[Part of a data file]
┌──
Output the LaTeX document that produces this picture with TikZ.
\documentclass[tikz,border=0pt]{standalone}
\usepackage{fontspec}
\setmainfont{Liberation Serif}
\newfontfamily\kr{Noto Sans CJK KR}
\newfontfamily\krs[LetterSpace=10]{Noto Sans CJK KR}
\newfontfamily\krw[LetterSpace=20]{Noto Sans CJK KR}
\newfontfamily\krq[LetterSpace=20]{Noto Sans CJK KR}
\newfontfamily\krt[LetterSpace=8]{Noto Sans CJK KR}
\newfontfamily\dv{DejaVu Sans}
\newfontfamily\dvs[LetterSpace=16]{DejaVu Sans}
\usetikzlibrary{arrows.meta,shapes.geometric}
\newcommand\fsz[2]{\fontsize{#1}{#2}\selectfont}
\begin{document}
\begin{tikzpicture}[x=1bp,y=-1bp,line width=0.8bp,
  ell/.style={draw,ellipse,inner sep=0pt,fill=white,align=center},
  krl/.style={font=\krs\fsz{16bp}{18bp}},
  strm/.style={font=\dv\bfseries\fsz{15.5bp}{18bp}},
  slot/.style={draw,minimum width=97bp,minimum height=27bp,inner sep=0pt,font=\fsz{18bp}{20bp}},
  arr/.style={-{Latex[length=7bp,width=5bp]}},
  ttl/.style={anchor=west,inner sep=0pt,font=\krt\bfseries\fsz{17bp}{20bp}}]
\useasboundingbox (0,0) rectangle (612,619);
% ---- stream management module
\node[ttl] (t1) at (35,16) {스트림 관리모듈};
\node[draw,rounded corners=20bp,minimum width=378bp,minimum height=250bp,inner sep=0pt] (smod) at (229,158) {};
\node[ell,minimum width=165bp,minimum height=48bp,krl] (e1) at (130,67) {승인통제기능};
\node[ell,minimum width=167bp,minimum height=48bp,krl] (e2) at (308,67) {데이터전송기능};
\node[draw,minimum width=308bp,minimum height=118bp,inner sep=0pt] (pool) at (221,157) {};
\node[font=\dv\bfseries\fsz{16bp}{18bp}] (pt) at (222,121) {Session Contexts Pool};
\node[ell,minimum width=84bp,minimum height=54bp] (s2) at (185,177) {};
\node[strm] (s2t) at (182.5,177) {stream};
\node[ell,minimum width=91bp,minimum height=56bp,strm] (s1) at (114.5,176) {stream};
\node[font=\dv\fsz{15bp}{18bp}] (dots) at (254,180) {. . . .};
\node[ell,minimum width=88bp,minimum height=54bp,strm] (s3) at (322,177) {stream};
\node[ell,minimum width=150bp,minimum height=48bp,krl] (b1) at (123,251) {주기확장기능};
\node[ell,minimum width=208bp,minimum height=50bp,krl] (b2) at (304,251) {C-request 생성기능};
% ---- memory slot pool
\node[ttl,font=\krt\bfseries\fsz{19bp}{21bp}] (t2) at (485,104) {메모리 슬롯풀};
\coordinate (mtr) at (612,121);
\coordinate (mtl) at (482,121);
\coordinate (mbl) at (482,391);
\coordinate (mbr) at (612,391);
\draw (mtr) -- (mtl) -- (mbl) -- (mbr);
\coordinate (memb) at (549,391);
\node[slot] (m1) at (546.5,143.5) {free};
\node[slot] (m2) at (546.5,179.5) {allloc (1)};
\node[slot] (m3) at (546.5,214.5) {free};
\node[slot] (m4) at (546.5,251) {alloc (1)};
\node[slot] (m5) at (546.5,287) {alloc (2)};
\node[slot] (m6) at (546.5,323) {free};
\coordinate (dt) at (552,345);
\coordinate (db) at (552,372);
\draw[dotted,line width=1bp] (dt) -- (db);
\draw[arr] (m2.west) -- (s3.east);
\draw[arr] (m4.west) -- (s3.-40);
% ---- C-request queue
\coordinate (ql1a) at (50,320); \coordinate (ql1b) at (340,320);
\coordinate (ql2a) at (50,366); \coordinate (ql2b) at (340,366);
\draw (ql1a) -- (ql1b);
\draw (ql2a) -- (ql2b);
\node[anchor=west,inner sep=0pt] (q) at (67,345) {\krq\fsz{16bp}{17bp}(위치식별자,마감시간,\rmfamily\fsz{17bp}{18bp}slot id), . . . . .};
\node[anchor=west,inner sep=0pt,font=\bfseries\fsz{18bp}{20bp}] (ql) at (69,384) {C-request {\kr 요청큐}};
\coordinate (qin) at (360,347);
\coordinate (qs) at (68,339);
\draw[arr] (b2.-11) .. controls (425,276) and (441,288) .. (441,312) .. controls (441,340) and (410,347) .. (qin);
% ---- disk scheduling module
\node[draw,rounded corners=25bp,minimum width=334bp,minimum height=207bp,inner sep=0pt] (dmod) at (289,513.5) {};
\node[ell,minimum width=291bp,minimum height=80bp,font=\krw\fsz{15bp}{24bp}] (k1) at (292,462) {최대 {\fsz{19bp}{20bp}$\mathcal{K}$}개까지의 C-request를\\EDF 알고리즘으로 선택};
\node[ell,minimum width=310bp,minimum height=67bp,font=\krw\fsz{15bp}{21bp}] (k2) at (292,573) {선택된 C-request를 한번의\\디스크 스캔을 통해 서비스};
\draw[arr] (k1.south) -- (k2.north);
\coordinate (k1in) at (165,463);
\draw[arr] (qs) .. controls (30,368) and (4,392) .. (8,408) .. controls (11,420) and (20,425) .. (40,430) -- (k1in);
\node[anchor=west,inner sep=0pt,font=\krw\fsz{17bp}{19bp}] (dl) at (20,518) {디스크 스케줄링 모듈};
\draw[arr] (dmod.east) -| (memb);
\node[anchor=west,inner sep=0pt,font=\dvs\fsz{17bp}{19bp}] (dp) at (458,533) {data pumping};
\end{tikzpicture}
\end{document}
└──
┌──
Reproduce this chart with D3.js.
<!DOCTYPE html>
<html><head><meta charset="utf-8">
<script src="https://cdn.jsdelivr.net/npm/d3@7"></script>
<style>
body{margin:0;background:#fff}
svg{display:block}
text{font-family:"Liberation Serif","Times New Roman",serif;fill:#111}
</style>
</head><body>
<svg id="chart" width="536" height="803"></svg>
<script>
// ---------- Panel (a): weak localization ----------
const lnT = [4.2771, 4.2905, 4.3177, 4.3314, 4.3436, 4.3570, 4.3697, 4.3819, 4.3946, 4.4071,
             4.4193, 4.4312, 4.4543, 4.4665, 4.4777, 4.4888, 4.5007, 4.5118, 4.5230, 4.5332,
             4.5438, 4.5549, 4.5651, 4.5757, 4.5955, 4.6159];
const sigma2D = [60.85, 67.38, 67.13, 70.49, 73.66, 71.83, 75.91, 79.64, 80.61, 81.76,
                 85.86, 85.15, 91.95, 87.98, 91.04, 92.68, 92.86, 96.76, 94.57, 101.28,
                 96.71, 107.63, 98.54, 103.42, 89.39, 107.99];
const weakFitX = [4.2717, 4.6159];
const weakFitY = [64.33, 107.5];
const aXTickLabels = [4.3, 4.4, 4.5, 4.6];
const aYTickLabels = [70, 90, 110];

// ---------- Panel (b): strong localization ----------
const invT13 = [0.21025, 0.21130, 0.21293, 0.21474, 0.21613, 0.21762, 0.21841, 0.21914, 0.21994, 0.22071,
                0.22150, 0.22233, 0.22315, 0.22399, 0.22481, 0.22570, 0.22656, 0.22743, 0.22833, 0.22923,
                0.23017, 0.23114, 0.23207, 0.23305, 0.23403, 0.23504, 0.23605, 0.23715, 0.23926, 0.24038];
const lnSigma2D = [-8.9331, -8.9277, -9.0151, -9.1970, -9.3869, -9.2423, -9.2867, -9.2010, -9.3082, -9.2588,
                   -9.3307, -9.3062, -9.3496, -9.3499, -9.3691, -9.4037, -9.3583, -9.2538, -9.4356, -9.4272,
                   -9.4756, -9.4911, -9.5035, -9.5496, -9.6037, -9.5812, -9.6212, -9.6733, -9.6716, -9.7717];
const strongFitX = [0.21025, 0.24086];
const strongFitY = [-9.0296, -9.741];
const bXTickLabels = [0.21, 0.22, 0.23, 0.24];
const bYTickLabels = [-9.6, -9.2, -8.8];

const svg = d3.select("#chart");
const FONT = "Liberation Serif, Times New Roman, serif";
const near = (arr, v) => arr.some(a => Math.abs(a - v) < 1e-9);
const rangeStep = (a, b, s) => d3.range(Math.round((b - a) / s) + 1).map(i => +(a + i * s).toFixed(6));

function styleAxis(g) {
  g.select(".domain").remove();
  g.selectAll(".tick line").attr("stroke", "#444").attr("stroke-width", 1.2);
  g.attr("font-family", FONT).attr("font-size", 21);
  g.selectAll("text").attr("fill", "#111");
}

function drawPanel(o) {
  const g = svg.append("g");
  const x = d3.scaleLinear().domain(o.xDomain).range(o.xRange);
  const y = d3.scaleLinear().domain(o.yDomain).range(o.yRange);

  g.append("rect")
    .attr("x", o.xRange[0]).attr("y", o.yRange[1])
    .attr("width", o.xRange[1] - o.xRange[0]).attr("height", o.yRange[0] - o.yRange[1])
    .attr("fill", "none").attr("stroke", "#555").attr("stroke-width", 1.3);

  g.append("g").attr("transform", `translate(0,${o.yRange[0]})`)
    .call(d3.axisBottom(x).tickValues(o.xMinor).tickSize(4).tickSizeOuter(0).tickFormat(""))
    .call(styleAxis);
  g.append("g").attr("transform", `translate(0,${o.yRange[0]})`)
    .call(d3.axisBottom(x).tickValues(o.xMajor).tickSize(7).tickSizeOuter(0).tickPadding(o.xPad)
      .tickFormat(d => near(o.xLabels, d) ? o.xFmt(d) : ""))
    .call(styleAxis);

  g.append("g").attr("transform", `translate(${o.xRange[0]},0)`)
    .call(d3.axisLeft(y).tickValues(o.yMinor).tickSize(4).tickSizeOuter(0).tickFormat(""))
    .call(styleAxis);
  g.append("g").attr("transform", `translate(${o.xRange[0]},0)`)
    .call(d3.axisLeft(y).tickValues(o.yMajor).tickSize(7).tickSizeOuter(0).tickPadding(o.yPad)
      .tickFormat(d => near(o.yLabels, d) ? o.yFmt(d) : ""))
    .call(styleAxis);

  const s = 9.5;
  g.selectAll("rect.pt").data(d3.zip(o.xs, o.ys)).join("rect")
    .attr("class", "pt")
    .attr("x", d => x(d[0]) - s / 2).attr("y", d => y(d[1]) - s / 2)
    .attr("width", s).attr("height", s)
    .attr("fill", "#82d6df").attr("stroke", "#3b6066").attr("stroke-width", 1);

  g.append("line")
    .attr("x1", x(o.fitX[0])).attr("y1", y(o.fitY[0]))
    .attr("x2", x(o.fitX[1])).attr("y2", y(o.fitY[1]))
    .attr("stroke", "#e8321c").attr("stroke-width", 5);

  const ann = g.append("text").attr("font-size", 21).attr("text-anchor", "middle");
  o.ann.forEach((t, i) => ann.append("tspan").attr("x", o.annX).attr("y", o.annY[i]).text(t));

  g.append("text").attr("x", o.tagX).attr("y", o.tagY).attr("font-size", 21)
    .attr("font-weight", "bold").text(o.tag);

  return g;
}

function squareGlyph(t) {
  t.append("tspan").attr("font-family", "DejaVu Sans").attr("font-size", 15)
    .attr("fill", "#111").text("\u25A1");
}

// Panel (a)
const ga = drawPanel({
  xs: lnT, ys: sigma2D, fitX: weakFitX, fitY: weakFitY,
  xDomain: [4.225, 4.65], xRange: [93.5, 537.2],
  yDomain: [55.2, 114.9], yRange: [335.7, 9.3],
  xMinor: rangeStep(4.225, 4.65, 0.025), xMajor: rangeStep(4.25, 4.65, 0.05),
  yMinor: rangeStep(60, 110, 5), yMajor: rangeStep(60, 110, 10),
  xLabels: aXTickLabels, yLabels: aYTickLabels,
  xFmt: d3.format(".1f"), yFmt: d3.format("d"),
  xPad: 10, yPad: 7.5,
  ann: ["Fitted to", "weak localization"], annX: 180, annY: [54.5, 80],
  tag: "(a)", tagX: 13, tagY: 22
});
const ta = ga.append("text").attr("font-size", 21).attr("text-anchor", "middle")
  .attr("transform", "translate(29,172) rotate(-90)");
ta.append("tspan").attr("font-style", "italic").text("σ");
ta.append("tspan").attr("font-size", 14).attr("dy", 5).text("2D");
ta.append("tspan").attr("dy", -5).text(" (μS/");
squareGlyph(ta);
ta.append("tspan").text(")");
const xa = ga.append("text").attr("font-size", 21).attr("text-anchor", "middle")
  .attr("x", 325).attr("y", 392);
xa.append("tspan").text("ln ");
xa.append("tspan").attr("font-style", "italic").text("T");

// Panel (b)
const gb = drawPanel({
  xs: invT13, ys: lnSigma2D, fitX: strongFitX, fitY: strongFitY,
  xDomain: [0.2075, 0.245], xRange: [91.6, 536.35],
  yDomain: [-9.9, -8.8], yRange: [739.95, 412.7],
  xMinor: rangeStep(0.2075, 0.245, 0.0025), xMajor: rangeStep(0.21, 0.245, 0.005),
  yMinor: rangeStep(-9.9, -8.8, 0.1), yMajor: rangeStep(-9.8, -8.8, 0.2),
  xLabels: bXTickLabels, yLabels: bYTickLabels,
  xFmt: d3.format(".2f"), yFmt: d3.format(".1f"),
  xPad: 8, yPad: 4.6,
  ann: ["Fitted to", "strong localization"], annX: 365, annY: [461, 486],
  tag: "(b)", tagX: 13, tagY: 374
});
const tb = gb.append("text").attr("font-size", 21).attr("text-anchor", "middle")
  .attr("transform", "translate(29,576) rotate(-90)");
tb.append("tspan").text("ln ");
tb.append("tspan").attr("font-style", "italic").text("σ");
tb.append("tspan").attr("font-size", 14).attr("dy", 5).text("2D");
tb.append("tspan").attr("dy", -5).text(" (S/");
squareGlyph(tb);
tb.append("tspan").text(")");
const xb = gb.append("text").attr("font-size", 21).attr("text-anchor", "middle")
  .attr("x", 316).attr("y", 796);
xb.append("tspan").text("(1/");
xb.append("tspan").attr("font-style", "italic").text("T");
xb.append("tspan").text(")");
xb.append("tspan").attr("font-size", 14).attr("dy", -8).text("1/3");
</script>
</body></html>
└──
┌──
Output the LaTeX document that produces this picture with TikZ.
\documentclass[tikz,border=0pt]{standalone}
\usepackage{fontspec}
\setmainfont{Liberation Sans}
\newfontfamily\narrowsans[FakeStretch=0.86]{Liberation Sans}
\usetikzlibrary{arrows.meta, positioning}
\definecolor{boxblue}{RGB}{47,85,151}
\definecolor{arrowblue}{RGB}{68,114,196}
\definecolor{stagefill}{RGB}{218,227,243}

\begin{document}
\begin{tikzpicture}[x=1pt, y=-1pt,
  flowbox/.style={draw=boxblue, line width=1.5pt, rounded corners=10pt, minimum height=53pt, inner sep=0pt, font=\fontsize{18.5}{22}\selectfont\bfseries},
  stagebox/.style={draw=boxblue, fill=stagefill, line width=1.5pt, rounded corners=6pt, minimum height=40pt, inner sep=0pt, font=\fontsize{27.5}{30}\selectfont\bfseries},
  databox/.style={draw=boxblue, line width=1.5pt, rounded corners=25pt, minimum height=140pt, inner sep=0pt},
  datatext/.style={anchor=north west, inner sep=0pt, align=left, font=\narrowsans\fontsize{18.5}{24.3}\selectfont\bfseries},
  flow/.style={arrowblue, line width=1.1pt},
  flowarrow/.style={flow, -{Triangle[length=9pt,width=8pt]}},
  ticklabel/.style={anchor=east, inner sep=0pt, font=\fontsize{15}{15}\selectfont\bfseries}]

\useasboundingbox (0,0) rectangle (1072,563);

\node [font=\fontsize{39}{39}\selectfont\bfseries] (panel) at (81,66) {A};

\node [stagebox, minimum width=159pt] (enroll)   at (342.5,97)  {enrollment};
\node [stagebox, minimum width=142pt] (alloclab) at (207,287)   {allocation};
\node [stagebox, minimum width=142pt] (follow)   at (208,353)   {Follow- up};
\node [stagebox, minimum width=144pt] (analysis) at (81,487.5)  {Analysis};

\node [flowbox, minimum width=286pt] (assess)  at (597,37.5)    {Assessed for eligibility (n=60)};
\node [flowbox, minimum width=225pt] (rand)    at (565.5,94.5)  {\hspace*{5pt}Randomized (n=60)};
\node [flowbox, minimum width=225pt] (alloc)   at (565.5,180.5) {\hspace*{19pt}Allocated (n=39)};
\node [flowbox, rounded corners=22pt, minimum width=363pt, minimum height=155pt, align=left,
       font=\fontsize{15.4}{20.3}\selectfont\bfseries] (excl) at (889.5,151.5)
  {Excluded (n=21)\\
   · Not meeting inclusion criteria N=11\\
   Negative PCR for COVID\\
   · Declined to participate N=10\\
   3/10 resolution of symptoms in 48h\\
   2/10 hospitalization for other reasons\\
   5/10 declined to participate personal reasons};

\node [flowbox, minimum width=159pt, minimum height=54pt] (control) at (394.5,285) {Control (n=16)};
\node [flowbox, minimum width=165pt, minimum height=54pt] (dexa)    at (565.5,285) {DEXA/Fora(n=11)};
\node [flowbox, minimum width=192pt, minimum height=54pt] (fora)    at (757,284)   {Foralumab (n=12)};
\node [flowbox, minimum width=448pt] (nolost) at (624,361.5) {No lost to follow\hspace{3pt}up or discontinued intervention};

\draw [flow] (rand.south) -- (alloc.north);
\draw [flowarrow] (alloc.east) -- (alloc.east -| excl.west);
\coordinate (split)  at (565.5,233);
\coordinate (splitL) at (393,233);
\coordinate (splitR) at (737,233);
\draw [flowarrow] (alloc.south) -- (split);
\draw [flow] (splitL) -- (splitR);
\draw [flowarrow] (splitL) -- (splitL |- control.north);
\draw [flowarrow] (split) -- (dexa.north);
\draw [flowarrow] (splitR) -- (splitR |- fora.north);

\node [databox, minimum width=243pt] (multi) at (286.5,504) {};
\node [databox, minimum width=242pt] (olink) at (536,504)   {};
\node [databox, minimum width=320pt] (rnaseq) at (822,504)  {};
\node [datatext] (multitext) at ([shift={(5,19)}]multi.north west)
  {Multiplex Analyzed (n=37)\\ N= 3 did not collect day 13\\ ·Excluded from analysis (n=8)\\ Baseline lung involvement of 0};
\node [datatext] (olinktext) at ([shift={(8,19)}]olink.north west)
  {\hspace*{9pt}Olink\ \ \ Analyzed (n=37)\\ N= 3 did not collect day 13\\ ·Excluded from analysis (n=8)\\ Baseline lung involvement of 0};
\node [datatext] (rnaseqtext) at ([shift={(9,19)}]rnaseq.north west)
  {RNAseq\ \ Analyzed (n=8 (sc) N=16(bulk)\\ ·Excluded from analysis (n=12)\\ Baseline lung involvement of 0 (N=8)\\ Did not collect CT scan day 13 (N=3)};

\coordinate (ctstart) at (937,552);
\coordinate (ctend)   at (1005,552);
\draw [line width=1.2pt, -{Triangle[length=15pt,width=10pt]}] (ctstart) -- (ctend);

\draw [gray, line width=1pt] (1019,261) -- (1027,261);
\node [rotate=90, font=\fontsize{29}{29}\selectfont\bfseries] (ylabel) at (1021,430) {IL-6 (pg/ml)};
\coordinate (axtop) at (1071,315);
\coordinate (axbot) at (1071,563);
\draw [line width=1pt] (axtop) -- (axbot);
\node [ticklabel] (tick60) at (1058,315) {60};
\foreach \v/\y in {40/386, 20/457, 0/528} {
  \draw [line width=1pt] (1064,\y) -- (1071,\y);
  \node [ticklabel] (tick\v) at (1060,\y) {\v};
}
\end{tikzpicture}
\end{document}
└──
— Written problem —
Output exactly those lines that lie from the line with "Reproduce this chart with D3.js." through the line with "const aYTickLabels = [70, 90, 110];", with both of those lines included.

— Full output —
Reproduce this chart with D3.js.
<!DOCTYPE html>
<html><head><meta charset="utf-8">
<script src="https://cdn.jsdelivr.net/npm/d3@7"></script>
<style>
body{margin:0;background:#fff}
svg{display:block}
text{font-family:"Liberation Serif","Times New Roman",serif;fill:#111}
</style>
</head><body>
<svg id="chart" width="536" height="803"></svg>
<script>
// ---------- Panel (a): weak localization ----------
const lnT = [4.2771, 4.2905, 4.3177, 4.3314, 4.3436, 4.3570, 4.3697, 4.3819, 4.3946, 4.4071,
             4.4193, 4.4312, 4.4543, 4.4665, 4.4777, 4.4888, 4.5007, 4.5118, 4.5230, 4.5332,
             4.5438, 4.5549, 4.5651, 4.5757, 4.5955, 4.6159];
const sigma2D = [60.85, 67.38, 67.13, 70.49, 73.66, 71.83, 75.91, 79.64, 80.61, 81.76,
                 85.86, 85.15, 91.95, 87.98, 91.04, 92.68, 92.86, 96.76, 94.57, 101.28,
                 96.71, 107.63, 98.54, 103.42, 89.39, 107.99];
const weakFitX = [4.2717, 4.6159];
const weakFitY = [64.33, 107.5];
const aXTickLabels = [4.3, 4.4, 4.5, 4.6];
const aYTickLabels = [70, 90, 110];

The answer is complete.